Manuel Igreja

Manuel Igreja

Quando os sinos falavam

                                                   QUANDO OS SINOS FALAVAM

 

Nascei em 1960. Era janeiro, um mês frio como era qualquer um que tivesse o Natal por perto, pois ao tempo, inverno, era mesmo inverno. Sem vergonha e sem uma réstia de sol de oras em quando como que a pedir desculpa do incómodo como agora. Homessa.

Tive sorte. Uma sorte danada, diria mesmo. As circunstancias pouco anteriores ao meu primeiro abrir de pestanas, foram suficientes para somente dar três quatro respiros antes de me tornar anjinho. Foi por pouco, e lá me ia eu entabuado de branco.

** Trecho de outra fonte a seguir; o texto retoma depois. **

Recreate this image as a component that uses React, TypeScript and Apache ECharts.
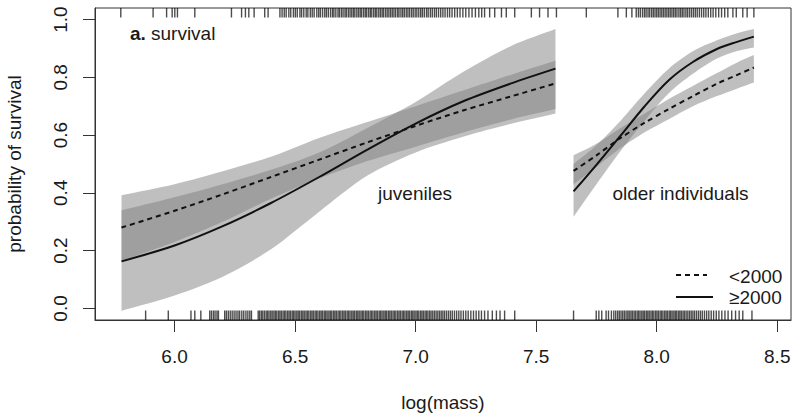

Não exagero. Desde um sair do comboio no Pinhão a toda a pressa, e uma viagem de carro-de-praça a toda a brida por aí acima até à minha aldeia, até às faltas de condições em casa para acontecer parto, que isso de hospitais para vir ao mundo foi mais tarde, tudo se conjugava para me ir sem sequer receber batismo. Mas não. Vinguei e aqui estou. Ainda bem, digo eu. 

Mas a minha sorte foi mais além. Claro que essa é a que mais conta, pois sem ela, nada mais sucederia. Acho que nem para retrato em estante daria o meu curto estar por cá. A minha outra fatia de sorte, tem a ver com a época em que nasci por mor daquilo que me foi possibilitado ainda ver e sentir num mundo que parecendo estar quietinho, se mexia um bocadinho, esfumando-se o antigo por entre a chaminé da modernidade.

Notem que ainda sou do tempo em que automóvel a cirandar nas ruelas da aldeia, era motivo de gritaria e de correrias por mais franzinas que fossem as pernas. Juro que cheguei a conhecer quem se não despisse em frente da televisão porque pensava que de lá de dentro da caixa viam tudo cá para fora. O julgar não seria firme, mas não fosse o diabo tecê-las. Depois o cuidado nunca fez mal a ninguém.      

Olhada hoje em dia essa época, pode levar-nos a imaginar dias tristes e noites aperreadas. Mas não senhor. Miséria havia, de fome era uma fartura, o frio era uma questão de hábito pois Deus dá-o conforme a roupa, mas o povo que nunca foi de vergar, espantava as tristezas e em tudo encontrava motivo para festejar.

Muitas vezes fazia-o com a alma caiada de negro, mas havendo horas de tudo, também as de alegria se faziam acontecer. Pouco se lia, pouco se comia, pouco mais se vislumbrava do que o alcance das vistas, mas falava-se, contavam-se histórias e de tudo se fazia motivo de reinação e de celebração enlaçada em muita imaginação.

Até os sinos eram chamados. Bem se sabe que chamar os crentes e alertar por causa de acontecimentos em desoras era a sua principal função, mas também eles tinham lugar no tecer de tradições e de estórias a contar e a passar de geração para geração. Há quem dissesse que alguns até falavam entre si num dialeto muito lá deles.

Não sei se acredite. Olhem, é como o caso das bruxas. Será que as há? O certo é que nos meus tempos de moço, havia quem jurasse que as via e que até as ouvia a rir de malvadas. Era só passar num cruzamento pela meia noite e logo se topavam as desgraçadas. Por vezes disfarçavam-se em caldeiros velhos e coisas do género. A sério. Sobre lobisomens não falo. Pode andar algum por aí. Sei lá.       

Quanto aos sinos, que estes dedos carregam nas teclas que querem e eu nem sempre mando. Influenciado se calhar por o que o povo dizia, tês ouvia-os eu a palavrear com estes ouvidos que a terra há-de comer. O de Alvelos, dizia: - Tem lêndeas. Tem lêndeas! Depois o de Figueira: - Eu tiro-lhas. Eu tiro-lhas. E o de Várzea: - Com que? Com que? Logo depois de novo o de Alvelos: - Com um pau. Com um pau.

Isto, quando subia ao alto da Mariola e me admirava por o mundo ser assim tão grande. Mal sabia eu o quanto ele se estendia. São léguas e mais léguas com algumas já por mim percorridas. Espero ter sorte para percorrer muitas mais, num desejo que igualmente lhe estendo.